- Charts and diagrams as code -

· · · · ·

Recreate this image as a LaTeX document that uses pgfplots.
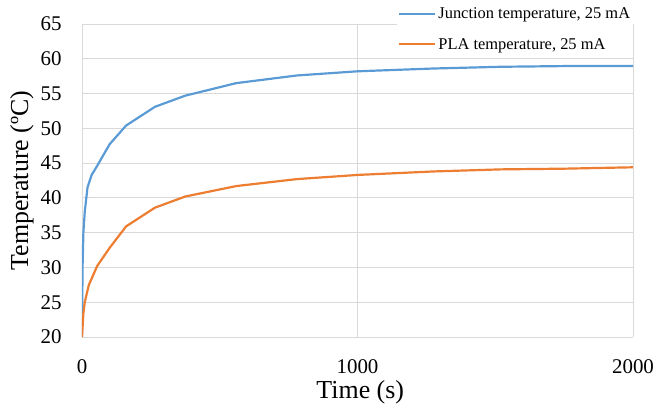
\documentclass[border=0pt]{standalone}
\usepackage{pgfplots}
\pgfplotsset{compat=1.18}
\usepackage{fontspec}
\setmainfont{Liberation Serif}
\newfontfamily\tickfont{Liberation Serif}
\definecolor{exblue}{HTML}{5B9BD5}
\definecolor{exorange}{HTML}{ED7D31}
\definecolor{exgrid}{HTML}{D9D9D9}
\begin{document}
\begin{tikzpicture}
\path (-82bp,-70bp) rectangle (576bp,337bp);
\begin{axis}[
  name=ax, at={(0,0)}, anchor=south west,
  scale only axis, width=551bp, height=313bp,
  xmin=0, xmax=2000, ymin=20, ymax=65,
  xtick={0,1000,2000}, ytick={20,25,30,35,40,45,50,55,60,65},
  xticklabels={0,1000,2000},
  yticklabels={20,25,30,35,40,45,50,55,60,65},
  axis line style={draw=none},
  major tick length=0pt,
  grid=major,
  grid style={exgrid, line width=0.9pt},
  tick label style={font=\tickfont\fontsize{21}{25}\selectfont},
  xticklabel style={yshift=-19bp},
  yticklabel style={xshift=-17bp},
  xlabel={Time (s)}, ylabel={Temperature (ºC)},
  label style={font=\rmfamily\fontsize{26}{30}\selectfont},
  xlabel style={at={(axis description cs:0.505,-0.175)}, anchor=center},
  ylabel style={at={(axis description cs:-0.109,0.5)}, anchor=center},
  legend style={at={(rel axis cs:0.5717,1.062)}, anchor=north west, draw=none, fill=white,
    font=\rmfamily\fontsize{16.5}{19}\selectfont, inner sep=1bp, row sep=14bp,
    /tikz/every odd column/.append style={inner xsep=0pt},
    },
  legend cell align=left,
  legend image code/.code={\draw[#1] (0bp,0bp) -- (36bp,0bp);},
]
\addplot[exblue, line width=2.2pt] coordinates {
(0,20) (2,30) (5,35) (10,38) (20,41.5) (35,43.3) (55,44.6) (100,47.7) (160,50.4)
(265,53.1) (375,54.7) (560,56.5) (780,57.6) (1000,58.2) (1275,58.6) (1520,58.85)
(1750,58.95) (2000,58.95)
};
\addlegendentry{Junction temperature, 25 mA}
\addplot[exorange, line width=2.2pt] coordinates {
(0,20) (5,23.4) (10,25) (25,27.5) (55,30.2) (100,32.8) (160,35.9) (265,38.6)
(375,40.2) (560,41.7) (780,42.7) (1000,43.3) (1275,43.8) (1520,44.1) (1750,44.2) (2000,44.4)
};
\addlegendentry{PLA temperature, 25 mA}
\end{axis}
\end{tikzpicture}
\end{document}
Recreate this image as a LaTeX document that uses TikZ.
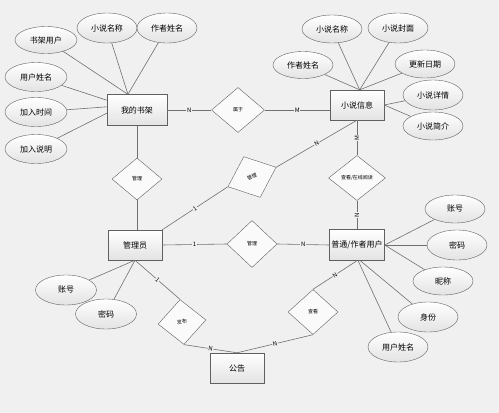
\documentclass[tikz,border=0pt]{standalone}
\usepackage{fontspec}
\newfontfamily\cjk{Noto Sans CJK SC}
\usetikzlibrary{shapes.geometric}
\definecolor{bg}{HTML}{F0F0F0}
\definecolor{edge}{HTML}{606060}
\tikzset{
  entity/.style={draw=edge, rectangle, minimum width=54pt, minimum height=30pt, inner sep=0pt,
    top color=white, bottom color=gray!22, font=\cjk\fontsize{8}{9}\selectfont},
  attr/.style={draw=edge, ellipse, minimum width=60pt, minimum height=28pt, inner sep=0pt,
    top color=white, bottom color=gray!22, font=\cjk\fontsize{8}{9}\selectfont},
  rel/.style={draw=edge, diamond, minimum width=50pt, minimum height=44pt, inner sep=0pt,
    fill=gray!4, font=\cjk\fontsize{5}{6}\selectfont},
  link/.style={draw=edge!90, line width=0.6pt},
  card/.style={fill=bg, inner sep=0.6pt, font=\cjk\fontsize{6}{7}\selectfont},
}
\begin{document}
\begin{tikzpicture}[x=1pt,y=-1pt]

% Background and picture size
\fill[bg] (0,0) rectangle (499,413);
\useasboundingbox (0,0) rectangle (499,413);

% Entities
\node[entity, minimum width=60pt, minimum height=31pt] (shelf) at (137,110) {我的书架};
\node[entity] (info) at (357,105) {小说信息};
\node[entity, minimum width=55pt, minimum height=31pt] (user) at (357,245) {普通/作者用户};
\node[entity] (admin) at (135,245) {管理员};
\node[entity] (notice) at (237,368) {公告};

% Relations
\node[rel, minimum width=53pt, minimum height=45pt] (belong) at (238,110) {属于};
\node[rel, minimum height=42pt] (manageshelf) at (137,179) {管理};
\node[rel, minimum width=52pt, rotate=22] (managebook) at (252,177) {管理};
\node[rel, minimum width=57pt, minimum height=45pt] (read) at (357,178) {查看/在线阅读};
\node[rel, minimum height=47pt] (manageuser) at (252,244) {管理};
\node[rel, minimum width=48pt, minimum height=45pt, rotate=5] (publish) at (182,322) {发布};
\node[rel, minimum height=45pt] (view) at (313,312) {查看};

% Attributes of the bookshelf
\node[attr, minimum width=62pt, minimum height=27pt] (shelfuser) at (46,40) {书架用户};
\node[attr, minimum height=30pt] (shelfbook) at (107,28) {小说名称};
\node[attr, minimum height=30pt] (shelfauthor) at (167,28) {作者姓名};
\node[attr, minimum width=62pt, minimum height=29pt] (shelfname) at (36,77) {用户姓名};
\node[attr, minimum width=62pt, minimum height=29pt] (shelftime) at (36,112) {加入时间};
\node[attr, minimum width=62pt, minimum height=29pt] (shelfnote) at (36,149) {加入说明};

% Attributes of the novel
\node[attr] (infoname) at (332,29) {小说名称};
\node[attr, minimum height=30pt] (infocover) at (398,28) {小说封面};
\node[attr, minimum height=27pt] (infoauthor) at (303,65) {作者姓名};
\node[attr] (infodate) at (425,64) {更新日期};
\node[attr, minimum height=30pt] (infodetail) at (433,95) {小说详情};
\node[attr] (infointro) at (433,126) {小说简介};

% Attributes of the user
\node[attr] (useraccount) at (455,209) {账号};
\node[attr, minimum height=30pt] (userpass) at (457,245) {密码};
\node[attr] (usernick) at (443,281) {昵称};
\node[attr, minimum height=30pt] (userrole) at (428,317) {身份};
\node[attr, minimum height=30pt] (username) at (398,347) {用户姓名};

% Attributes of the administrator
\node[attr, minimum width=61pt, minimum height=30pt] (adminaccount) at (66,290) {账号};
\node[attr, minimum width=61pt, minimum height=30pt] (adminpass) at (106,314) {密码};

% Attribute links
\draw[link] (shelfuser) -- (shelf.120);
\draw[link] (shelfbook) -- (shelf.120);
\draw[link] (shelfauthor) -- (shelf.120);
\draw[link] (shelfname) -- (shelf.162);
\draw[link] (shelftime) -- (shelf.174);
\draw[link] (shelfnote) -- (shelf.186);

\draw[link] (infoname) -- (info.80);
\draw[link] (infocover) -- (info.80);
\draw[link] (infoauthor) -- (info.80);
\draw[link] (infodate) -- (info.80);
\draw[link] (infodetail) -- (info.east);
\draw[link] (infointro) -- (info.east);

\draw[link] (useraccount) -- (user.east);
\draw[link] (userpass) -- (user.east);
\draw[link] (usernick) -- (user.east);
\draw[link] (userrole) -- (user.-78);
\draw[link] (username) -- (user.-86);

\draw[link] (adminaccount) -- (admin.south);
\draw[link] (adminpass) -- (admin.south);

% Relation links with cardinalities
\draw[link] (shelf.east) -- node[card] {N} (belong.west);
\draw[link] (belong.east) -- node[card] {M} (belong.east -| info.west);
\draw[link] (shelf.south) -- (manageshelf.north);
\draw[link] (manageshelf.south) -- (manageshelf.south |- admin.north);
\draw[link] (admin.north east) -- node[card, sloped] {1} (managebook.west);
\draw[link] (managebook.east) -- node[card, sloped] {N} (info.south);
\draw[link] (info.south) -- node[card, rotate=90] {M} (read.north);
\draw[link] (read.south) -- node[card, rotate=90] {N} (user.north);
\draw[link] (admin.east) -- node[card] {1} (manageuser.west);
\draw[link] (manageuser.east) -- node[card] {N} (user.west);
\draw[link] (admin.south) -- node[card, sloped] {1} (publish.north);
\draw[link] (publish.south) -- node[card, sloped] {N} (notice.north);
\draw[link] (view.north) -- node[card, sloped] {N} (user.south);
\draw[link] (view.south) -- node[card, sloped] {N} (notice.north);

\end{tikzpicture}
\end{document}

· · · · ·

- YOUR TASK -
Copy each line from the records above that includes the string "Recreate".

- WORKED ANSWER -
Recreate this image as a LaTeX document that uses pgfplots.
Recreate this image as a LaTeX document that uses TikZ.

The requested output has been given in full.